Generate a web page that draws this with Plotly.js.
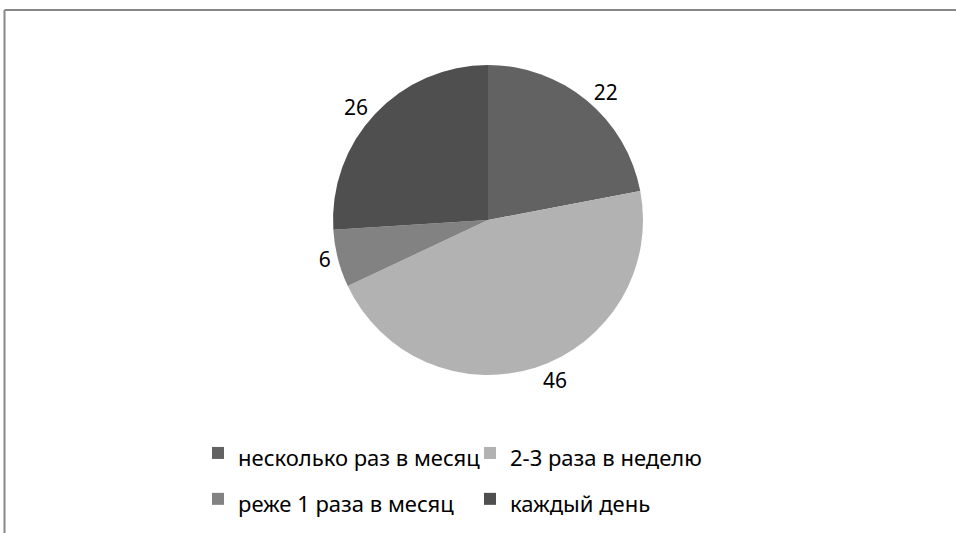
<!DOCTYPE html>
<html>
<head>
<meta charset="utf-8">
<script src="https://cdn.plot.ly/plotly-3.0.1.min.js"></script>
<style>html,body{margin:0;padding:0;background:#fff;}#chart{width:956px;height:533px;}</style>
</head>
<body>
<div id="chart"></div>
<script>
const labels = ["несколько раз в месяц", "2-3 раза в неделю", "реже 1 раза в месяц", "каждый день"];
const values = [22, 46, 6, 26];
const colors = ["#626262", "#b2b2b2", "#828282", "#4f4f4f"];

// legend text is drawn at 22px inside a taller legend row
const legendLabels = labels.map(l => '<span style="font-size:22px">' + l + '</span>');

const W = 956, H = 533, ML = 150, MR = 150, MT = 0, MB = 110;
const gw = W - ML - MR, gh = H - MT - MB;
const px = x => (x - ML) / gw;          // page px -> paper x
const py = y => 1 - (y - MT) / gh;      // page px -> paper y

const trace = {
  type: "pie",
  labels: legendLabels,
  values: values,
  sort: false,
  direction: "clockwise",
  rotation: 0,
  marker: {colors: colors, line: {width: 0}},
  textinfo: "value",
  textposition: "outside",
  outsidetextfont: {family: "Noto Sans, sans-serif", size: 21, color: "#000"},
  domain: {x: [px(488 - 155), px(488 + 155)], y: [py(220 + 155), py(220 - 155)]},
  hoverinfo: "label+value",
  automargin: false
};

const layout = {
  width: W, height: H,
  margin: {l: ML, r: MR, t: MT, b: MB, autoexpand: false},
  paper_bgcolor: "#fff",
  plot_bgcolor: "#fff",
  showlegend: true,
  legend: {
    orientation: "h",
    x: px(198), xanchor: "left",
    y: py(425), yanchor: "top",
    font: {family: "Noto Sans, sans-serif", size: 33, color: "#000"},
    entrywidth: 227, entrywidthmode: "pixels",
    traceorder: "normal"
  },
  shapes: [
    {type: "line", xref: "paper", yref: "paper", x0: px(4.5), x1: px(W), y0: py(10), y1: py(10), line: {color: "#888", width: 2}},
    {type: "line", xref: "paper", yref: "paper", x0: px(4.5), x1: px(4.5), y0: py(10), y1: py(H), line: {color: "#888", width: 2}}
  ]
};

Plotly.newPlot("chart", [trace], layout, {displayModeBar: false, staticPlot: true});
</script>
</body>
</html>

*****

> _OBJECTIVE_: Transcribe all the data word for word; the images stay out.

> _CORRECT ANSWER_:
Generate a web page that draws this with Plotly.js.
<!DOCTYPE html>
<html>
<head>
<meta charset="utf-8">
<script src="https://cdn.plot.ly/plotly-3.0.1.min.js"></script>
<style>html,body{margin:0;padding:0;background:#fff;}#chart{width:956px;height:533px;}</style>
</head>
<body>
<div id="chart"></div>
<script>
const labels = ["несколько раз в месяц", "2-3 раза в неделю", "реже 1 раза в месяц", "каждый день"];
const values = [22, 46, 6, 26];
const colors = ["#626262", "#b2b2b2", "#828282", "#4f4f4f"];

// legend text is drawn at 22px inside a taller legend row
const legendLabels = labels.map(l => '<span style="font-size:22px">' + l + '</span>');

const W = 956, H = 533, ML = 150, MR = 150, MT = 0, MB = 110;
const gw = W - ML - MR, gh = H - MT - MB;
const px = x => (x - ML) / gw;          // page px -> paper x
const py = y => 1 - (y - MT) / gh;      // page px -> paper y

const trace = {
  type: "pie",
  labels: legendLabels,
  values: values,
  sort: false,
  direction: "clockwise",
  rotation: 0,
  marker: {colors: colors, line: {width: 0}},
  textinfo: "value",
  textposition: "outside",
  outsidetextfont: {family: "Noto Sans, sans-serif", size: 21, color: "#000"},
  domain: {x: [px(488 - 155), px(488 + 155)], y: [py(220 + 155), py(220 - 155)]},
  hoverinfo: "label+value",
  automargin: false
};

const layout = {
  width: W, height: H,
  margin: {l: ML, r: MR, t: MT, b: MB, autoexpand: false},
  paper_bgcolor: "#fff",
  plot_bgcolor: "#fff",
  showlegend: true,
  legend: {
    orientation: "h",
    x: px(198), xanchor: "left",
    y: py(425), yanchor: "top",
    font: {family: "Noto Sans, sans-serif", size: 33, color: "#000"},
    entrywidth: 227, entrywidthmode: "pixels",
    traceorder: "normal"
  },
  shapes: [
    {type: "line", xref: "paper", yref: "paper", x0: px(4.5), x1: px(W), y0: py(10), y1: py(10), line: {color: "#888", width: 2}},
    {type: "line", xref: "paper", yref: "paper", x0: px(4.5), x1: px(4.5), y0: py(10), y1: py(H), line: {color: "#888", width: 2}}
  ]
};

Plotly.newPlot("chart", [trace], layout, {displayModeBar: false, staticPlot: true});
</script>
</body>
</html>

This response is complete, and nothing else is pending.